■ Provided information:
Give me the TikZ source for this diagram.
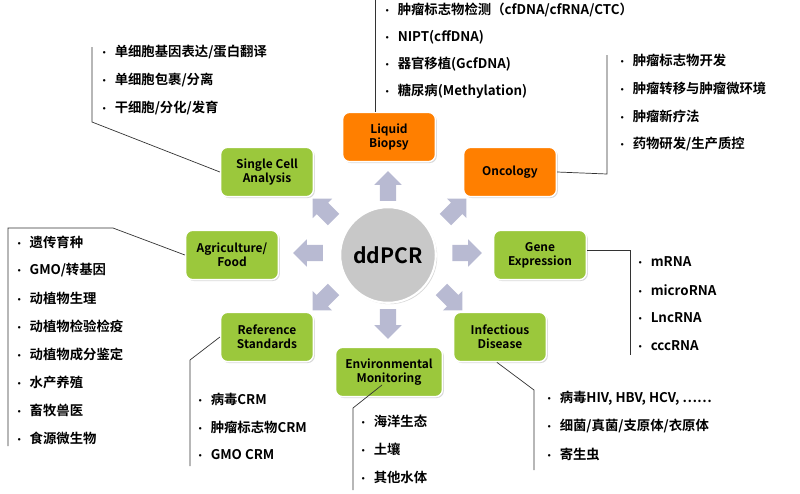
\documentclass[tikz,border=0pt]{standalone}
\usepackage{fontspec}
\setmainfont{Noto Sans CJK SC}[BoldFont={Noto Sans CJK SC Bold}]
\usetikzlibrary{shapes.arrows,shadows}
\definecolor{appgreen}{HTML}{9BC83C}
\definecolor{apporange}{HTML}{FF7F00}
\definecolor{arrowgray}{HTML}{B8BAD2}
\definecolor{hubgray}{HTML}{C8C8C8}
\tikzset{
  app/.style={rectangle, rounded corners=5pt, fill=appgreen, draw=white, line width=1pt,
    drop shadow={shadow xshift=1pt, shadow yshift=-1pt, opacity=0.3},
    minimum width=66pt, minimum height=35pt, align=center, inner sep=1pt,
    font=\fontsize{8.5}{10}\selectfont\bfseries},
  hot/.style={app, fill=apporange},
  hub/.style={circle, fill=hubgray, draw=white, line width=1.5pt,
    drop shadow={shadow xshift=1pt, shadow yshift=-1pt, opacity=0.3},
    minimum size=68pt, font=\fontsize{15}{18}\selectfont\bfseries},
  push/.style={single arrow, fill=arrowgray, minimum height=21pt, inner sep=5.5pt,
    single arrow head extend=4pt, single arrow head indent=0pt},
  item/.style={anchor=west, inner sep=0pt, font=\fontsize{9.5}{11}\selectfont\bfseries},
  link/.style={draw=black!80, line width=0.5pt}
}
\newcommand{\bul}[1]{\makebox[11pt][l]{\scriptsize•}#1}
\begin{document}
\begin{tikzpicture}[x=0.025cm, y=-0.025cm]
\useasboundingbox (0,0) rectangle (800,493);
%%% hub and arrows
\node[hub] (ddpcr) at (388,255) {ddPCR};
\node[push, rotate=90] (aN) at (388,190) {};
\node[push, rotate=45] (aNE) at (453,212) {};
\node[push, rotate=0] (aE) at (463,253) {};
\node[push, rotate=-45] (aSE) at (449,297) {};
\node[push, rotate=-90] (aS) at (388,320) {};
\node[push, rotate=-135] (aSW) at (326,297) {};
\node[push, rotate=180] (aW) at (312,253) {};
\node[push, rotate=135] (aNW) at (326,212) {};
%%% application boxes
\node[hot] (liquid) at (389,137) {Liquid\\Biopsy};
\node[hot] (onco) at (510,172) {Oncology};
\node[app] (single) at (267,172) {Single Cell\\Analysis};
\node[app] (agri) at (232,255) {Agriculture/\\Food};
\node[app] (gene) at (540,255) {Gene\\Expression};
\node[app] (refstd) at (267,337) {Reference\\Standards};
\node[app] (infect) at (500,337) {Infectious\\Disease};
\node[app, minimum width=76pt] (env) at (389,372) {Environmental\\Monitoring};
%%% lists
\foreach \t [count=\i from 0] in {肿瘤标志物检测（cfDNA/cfRNA/CTC）, NIPT(cffDNA), 器官移植(GcfDNA), 糖尿病(Methylation)}
  \node[item] (lq\i) at (382,{10+27*\i}) {\bul{\t}};
\foreach \t [count=\i from 0] in {单细胞基因表达/蛋白翻译, 单细胞包裹/分离, 干细胞/分化/发育}
  \node[item] (sc\i) at (99,{52+28*\i}) {\bul{\t}};
\foreach \t [count=\i from 0] in {肿瘤标志物开发, 肿瘤转移与肿瘤微环境, 肿瘤新疗法, 药物研发/生产质控}
  \node[item] (on\i) at (617,{60+28*\i}) {\bul{\t}};
\foreach \t [count=\i from 0] in {遗传育种, GMO/转基因, 动植物生理, 动植物检验检疫, 动植物成分鉴定, 水产养殖, 畜牧兽医, 食源微生物}
  \node[item] (ag\i) at (14,{242+28*\i}) {\bul{\t}};
\foreach \t [count=\i from 0] in {mRNA, microRNA, LncRNA, cccRNA}
  \node[item] (ge\i) at (635,{262+28*\i}) {\bul{\t}};
\foreach \t [count=\i from 0] in {病毒CRM, 肿瘤标志物CRM, GMO CRM}
  \node[item] (rs\i) at (195,{399+28*\i}) {\bul{\t}};
\foreach \t [count=\i from 0] in {海洋生态, 土壤, 其他水体}
  \node[item] (em\i) at (358,{421+28*\i}) {\bul{\t}};
\foreach \t [count=\i from 0] in {{病毒HIV, HBV, HCV, ……}, 细菌/真菌/支原体/衣原体, 寄生虫}
  \node[item] (id\i) at (544,{398+28*\i}) {\bul{\t}};
%%% brackets
\coordinate (lqtop) at (375,0);
\draw[link] (liquid.north -| lqtop) -- (lqtop);
\coordinate (sc1) at (92,47); \coordinate (sc2) at (92,122);
\draw[link] (single.west) -- (sc2) -- (sc1);
\coordinate (on1) at (607,174); \coordinate (on2) at (607,55);
\draw[link] (onco.east) -- (on1) -- (on2);
\coordinate (ag1) at (113,228); \coordinate (ag2) at (8,228); \coordinate (ag3) at (8,446);
\draw[link] (agri.west) -- (ag1) -- (ag2) -- (ag3);
\coordinate (ge1) at (630,250); \coordinate (ge2) at (630,355);
\draw[link] (gene.east |- ge1) -- (ge1) -- (ge2);
\coordinate (rs1) at (190,360); \coordinate (rs2) at (190,466);
\draw[link] (refstd.west) -- (rs1) -- (rs2);
\coordinate (em1) at (353,408); \coordinate (em2) at (353,490);
\draw[link] (382,385) -- (em1) -- (em2);
\coordinate (id1) at (534,390); \coordinate (id2) at (534,470);
\draw[link] (infect.south west) ++(44,0) -- (id1) -- (id2);
\end{tikzpicture}
\end{document}
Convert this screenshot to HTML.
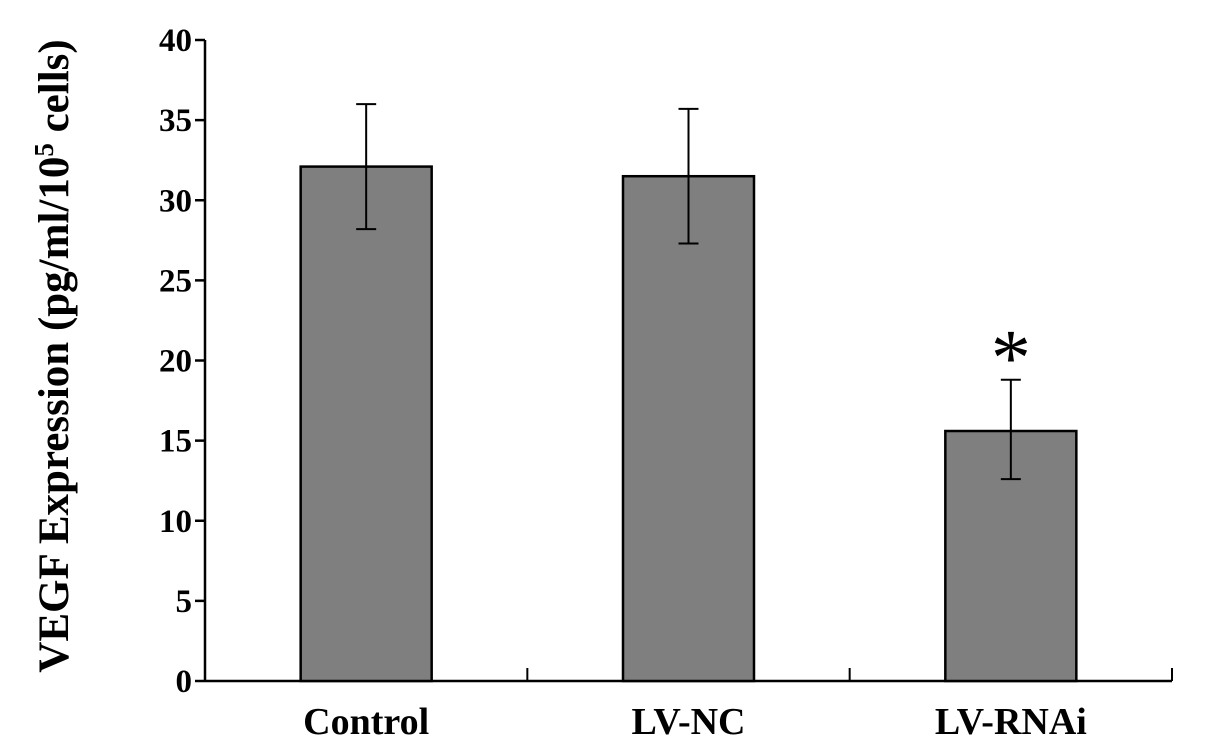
<!DOCTYPE html>
<html><head><meta charset="utf-8"><style>
body{margin:0;background:#fff}
svg{display:block;font-family:"Liberation Serif",serif;font-weight:bold}
</style></head><body>
<svg id="chart" width="1205" height="744"></svg>
<script>
const categories=["Control","LV-NC","LV-RNAi"];
const values=[32.1,31.5,15.6];
const errUpper=[36.0,35.7,18.8];
const errLower=[28.2,27.3,12.6];
const yTicks=[0,5,10,15,20,25,30,35,40];
const svg=document.getElementById('chart');
const NS="http://www.w3.org/2000/svg";
const x0=205,x1=1172,y0=681,yTop=40;
const yScale=v=>y0-(v/40)*(y0-yTop);
const band=(x1-x0)/categories.length;
const cx=i=>x0+band*(i+0.5);
function mk(t,a,txt){const e=document.createElementNS(NS,t);for(const k in a)e.setAttribute(k,a[k]);if(txt!==undefined)e.textContent=txt;svg.appendChild(e);return e;}
let e;
e=mk('line',{x1:x0,y1:yTop,x2:x0,y2:y0,stroke:'#000','stroke-width':2.5});


e=mk('line',{x1:x0,y1:y0,x2:x1,y2:y0,stroke:'#000','stroke-width':2.5});


yTicks.forEach(t=>{
 const y=yScale(t);
 e=mk('line',{x1:x0-10,y1:y,x2:x0,y2:y,stroke:'#000','stroke-width':2.5});
 
 
 e=mk('text',{x:x0-13,y:y+11,'text-anchor':'end','font-size':33},t);
 
 
});
for(let i=1;i<=categories.length;i++){
 const x=x0+band*i;
 e=mk('line',{x1:x,y1:y0,x2:x,y2:y0-13,stroke:'#000','stroke-width':2});
 
 
}
categories.forEach((c,i)=>{
 const bw=131,x=cx(i)-bw/2;
 e=mk('rect',{x:x,y:yScale(values[i]),width:bw,height:y0-yScale(values[i]),fill:'#7f7f7f',stroke:'#000','stroke-width':2.5});
 
 
 const yu=yScale(errUpper[i]),yl=yScale(errLower[i]);
 e=mk('path',{d:`M${cx(i)},${yu}V${yl}M${cx(i)-10},${yu}H${cx(i)+10}M${cx(i)-10},${yl}H${cx(i)+10}`,stroke:'#000','stroke-width':2,fill:'none'});
 
 
 e=mk('text',{x:cx(i),y:734,'text-anchor':'middle','font-size':38},c);
 
 
});
e=mk('text',{x:cx(2),y:yScale(errUpper[2])+5,'text-anchor':'middle','font-size':80,'font-weight':'normal'},'*');


</script>
<div style="position:absolute;left:54px;top:356px;transform:translate(-50%,-50%) rotate(-90deg);white-space:nowrap;font-family:'Liberation Serif',serif;font-weight:bold;font-size:43px">VEGF Expression (pg/ml/10<sup style="font-size:27px">5</sup> cells)</div>
</body></html>
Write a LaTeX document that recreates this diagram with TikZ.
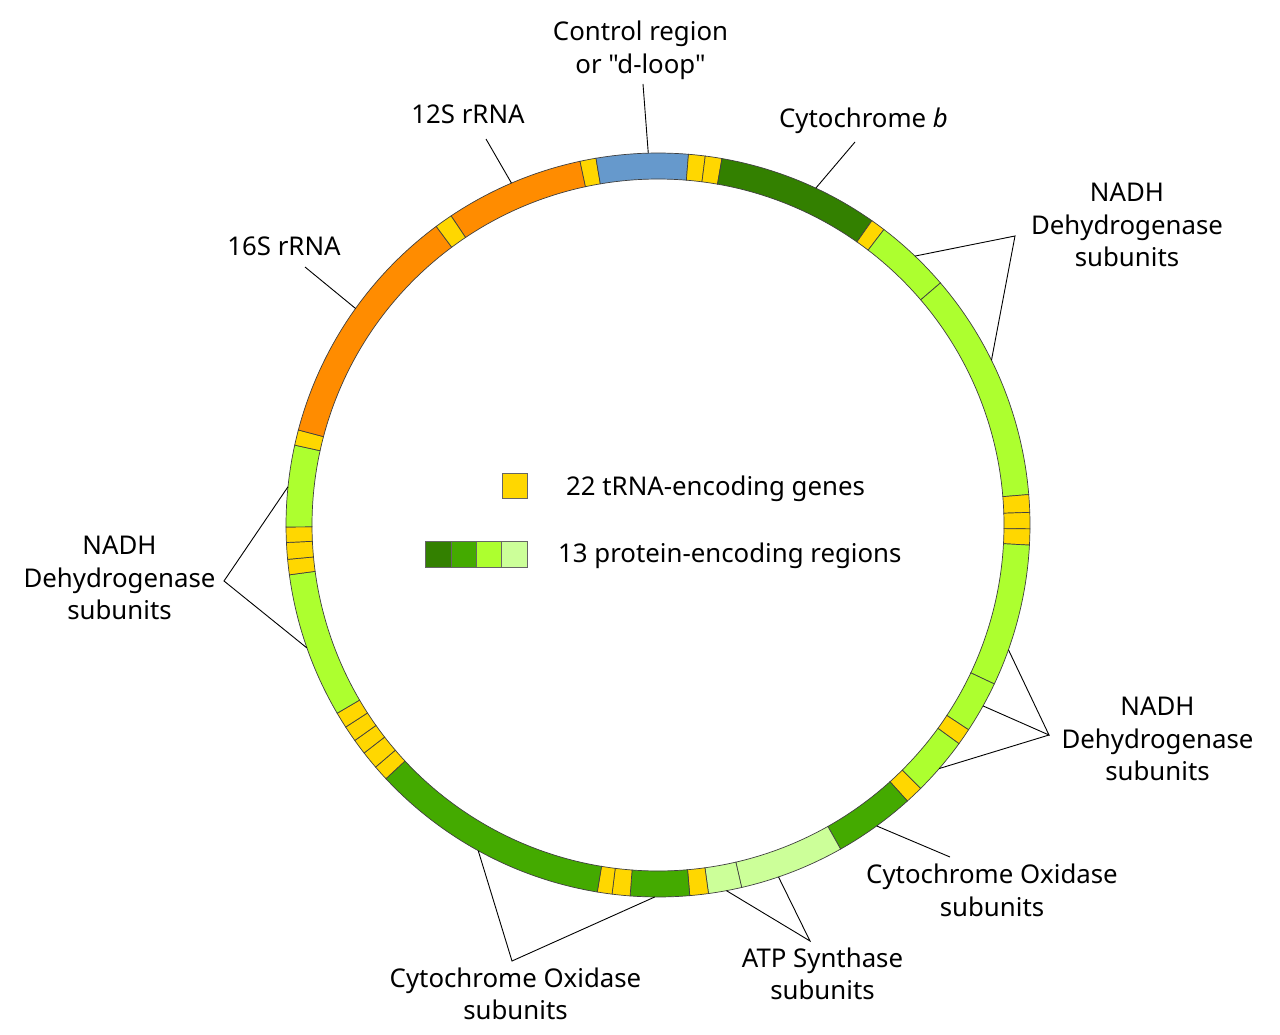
\documentclass[tikz,border=0pt]{standalone}
\usepackage{fontspec}
\setmainfont{Noto Sans}[Ligatures=TeXOff]
\definecolor{orng}{HTML}{FF8C00}
\definecolor{gld}{HTML}{FFD700}
\definecolor{blu}{HTML}{6699CC}
\definecolor{dkg}{HTML}{338000}
\definecolor{mdg}{HTML}{44AA00}
\definecolor{ltg}{HTML}{ADFF2F}
\definecolor{pale}{HTML}{CCFF99}
\tikzset{
  segm/.style={draw=black!75, line width=0.7pt},
  ptr/.style={draw=black, line width=0.9pt},
  lbl/.style={font=\fontsize{25.8}{32.5}\selectfont, inner sep=0pt, anchor=base},
  legbox/.style={draw=black!60, line width=0.8pt},
}
\newcommand\ringseg[3]{\filldraw[segm, fill=#3] (#1:372) arc[start angle=#1, end angle=#2, radius=372] -- (#2:346) arc[start angle=#2, end angle=#1, radius=346] -- cycle;}
\begin{document}
\begin{tikzpicture}[x=1pt,y=-1pt]
\fill[white] (0,0) rectangle (1280,1035);
\useasboundingbox (0,0) rectangle (1280,1035);
\begin{scope}[shift={(658,525)}, yscale=-1]
\ringseg{123.8}{102.1}{orng}
\ringseg{102.1}{99.6}{gld}
\ringseg{99.6}{85.3}{blu}
\ringseg{85.3}{82.7}{gld}
\ringseg{82.7}{80.1}{gld}
\ringseg{80.1}{54.9}{dkg}
\ringseg{54.9}{52.6}{gld}
\ringseg{52.6}{40.6}{ltg}
\ringseg{40.6}{4.7}{ltg}
\ringseg{4.7}{1.95}{gld}
\ringseg{1.95}{-0.6}{gld}
\ringseg{-0.6}{-3.1}{gld}
\ringseg{-3.1}{-25.3}{ltg}
\ringseg{-25.3}{-33.4}{ltg}
\ringseg{-33.4}{-36.0}{gld}
\ringseg{-36.0}{-45.1}{ltg}
\ringseg{-45.1}{-47.9}{gld}
\ringseg{-47.9}{-60.6}{mdg}
\ringseg{-60.6}{-77.0}{pale}
\ringseg{-77.0}{-82.2}{pale}
\ringseg{-82.2}{-85.1}{gld}
\ringseg{-85.1}{-94.3}{mdg}
\ringseg{-94.3}{-97.1}{gld}
\ringseg{-97.1}{-99.4}{gld}
\ringseg{-99.4}{-137.0}{mdg}
\ringseg{-137.0}{-139.4}{gld}
\ringseg{-139.4}{-142.2}{gld}
\ringseg{-142.2}{-144.6}{gld}
\ringseg{-144.6}{-147.1}{gld}
\ringseg{-147.1}{-149.6}{gld}
\ringseg{-149.6}{-172.3}{ltg}
\ringseg{-172.3}{-174.7}{gld}
\ringseg{-174.7}{-177.3}{gld}
\ringseg{-177.3}{-179.7}{gld}
\ringseg{180.3}{167.6}{ltg}
\ringseg{167.6}{165.2}{gld}
\ringseg{165.2}{126.6}{orng}
\ringseg{126.6}{123.8}{gld}
% ring end points of pointers
\coordinate (rCtl) at (91.5:372);
\coordinate (r12S) at (113.2:372);
\coordinate (r16S) at (144.4:372);
\coordinate (rCytb) at (64.9:372);
\coordinate (rTRa) at (46.3:372);
\coordinate (rTRb) at (26.3:372);
\coordinate (rLa) at (174.1:372);
\coordinate (rLb) at (199.3:372);
\coordinate (rBRa) at (-19.6:372);
\coordinate (rBRb) at (-29.1:372);
\coordinate (rBRc) at (-40.9:372);
\coordinate (rCoxR) at (-54.0:372);
\coordinate (rAtpa) at (-79.4:372);
\coordinate (rAtpb) at (-71.1:372);
\coordinate (rCoxBa) at (241.1:372);
\coordinate (rCoxBb) at (-90.5:372);
\end{scope}
% labels
\node[lbl] (tCtl) at (640.5,41) {\begin{tabular}[t]{@{}c@{}}Control region\\or "d-loop"\end{tabular}};
\node[lbl] (t12S) at (468,123.5) {12S rRNA};
\node[lbl] (t16S) at (284,255.5) {16S rRNA};
\node[lbl] (tCytb) at (863.5,127.5) {Cytochrome \textit{b}};
\node[lbl] (tNTR) at (1127,201.7) {\begin{tabular}[t]{@{}c@{}}NADH\\Dehydrogenase\\subunits\end{tabular}};
\node[lbl] (tNL) at (119.5,554.5) {\begin{tabular}[t]{@{}c@{}}NADH\\Dehydrogenase\\subunits\end{tabular}};
\node[lbl] (tNBR) at (1157.5,715.5) {\begin{tabular}[t]{@{}c@{}}NADH\\Dehydrogenase\\subunits\end{tabular}};
\node[lbl] (tCoxR) at (992,883.5) {\begin{tabular}[t]{@{}c@{}}Cytochrome Oxidase\\subunits\end{tabular}};
\node[lbl] (tAtp) at (822.5,967) {\begin{tabular}[t]{@{}c@{}}ATP Synthase\\subunits\end{tabular}};
\node[lbl] (tCoxB) at (515.5,987) {\begin{tabular}[t]{@{}c@{}}Cytochrome Oxidase\\subunits\end{tabular}};
% legend
\draw[legbox, fill=gld] (502.3,473.3) rectangle (527.7,498.3);
\draw[legbox, fill=dkg] (425.7,541.7) rectangle (450.9,567.3);
\draw[legbox, fill=mdg] (450.9,541.7) rectangle (476.2,567.3);
\draw[legbox, fill=ltg] (476.2,541.7) rectangle (501.7,567.3);
\draw[legbox, fill=pale] (501.7,541.7) rectangle (527.7,567.3);
\node[lbl, anchor=base west] (tTrna) at (566,495) {22 tRNA-encoding genes};
\node[lbl, anchor=base west] (tProt) at (558,562) {13 protein-encoding regions};
% pointer start / apex coordinates
\coordinate (sCtl) at (643,84);
\coordinate (s12S) at (486,139);
\coordinate (s16S) at (305,267);
\coordinate (sCytb) at (855,142);
\coordinate (aTR) at (1015,236);
\coordinate (aL) at (224,581);
\coordinate (aBR) at (1049,735);
\coordinate (sCoxR) at (950,857);
\coordinate (aAtp) at (810,941);
\coordinate (aCoxB) at (512,961);
% pointers
\draw[ptr] (sCtl) -- (rCtl);
\draw[ptr] (s12S) -- (r12S);
\draw[ptr] (s16S) -- (r16S);
\draw[ptr] (sCytb) -- (rCytb);
\draw[ptr] (rTRa) -- (aTR) -- (rTRb);
\draw[ptr] (rLa) -- (aL) -- (rLb);
\draw[ptr] (rBRa) -- (aBR) -- (rBRb);
\draw[ptr] (aBR) -- (rBRc);
\draw[ptr] (sCoxR) -- (rCoxR);
\draw[ptr] (rAtpa) -- (aAtp) -- (rAtpb);
\draw[ptr] (rCoxBa) -- (aCoxB) -- (rCoxBb);
\end{tikzpicture}
\end{document}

■ Task: Lines holding the word "diagram" should be counted across the entries; state only how many there are.

■ Completed exercise: 2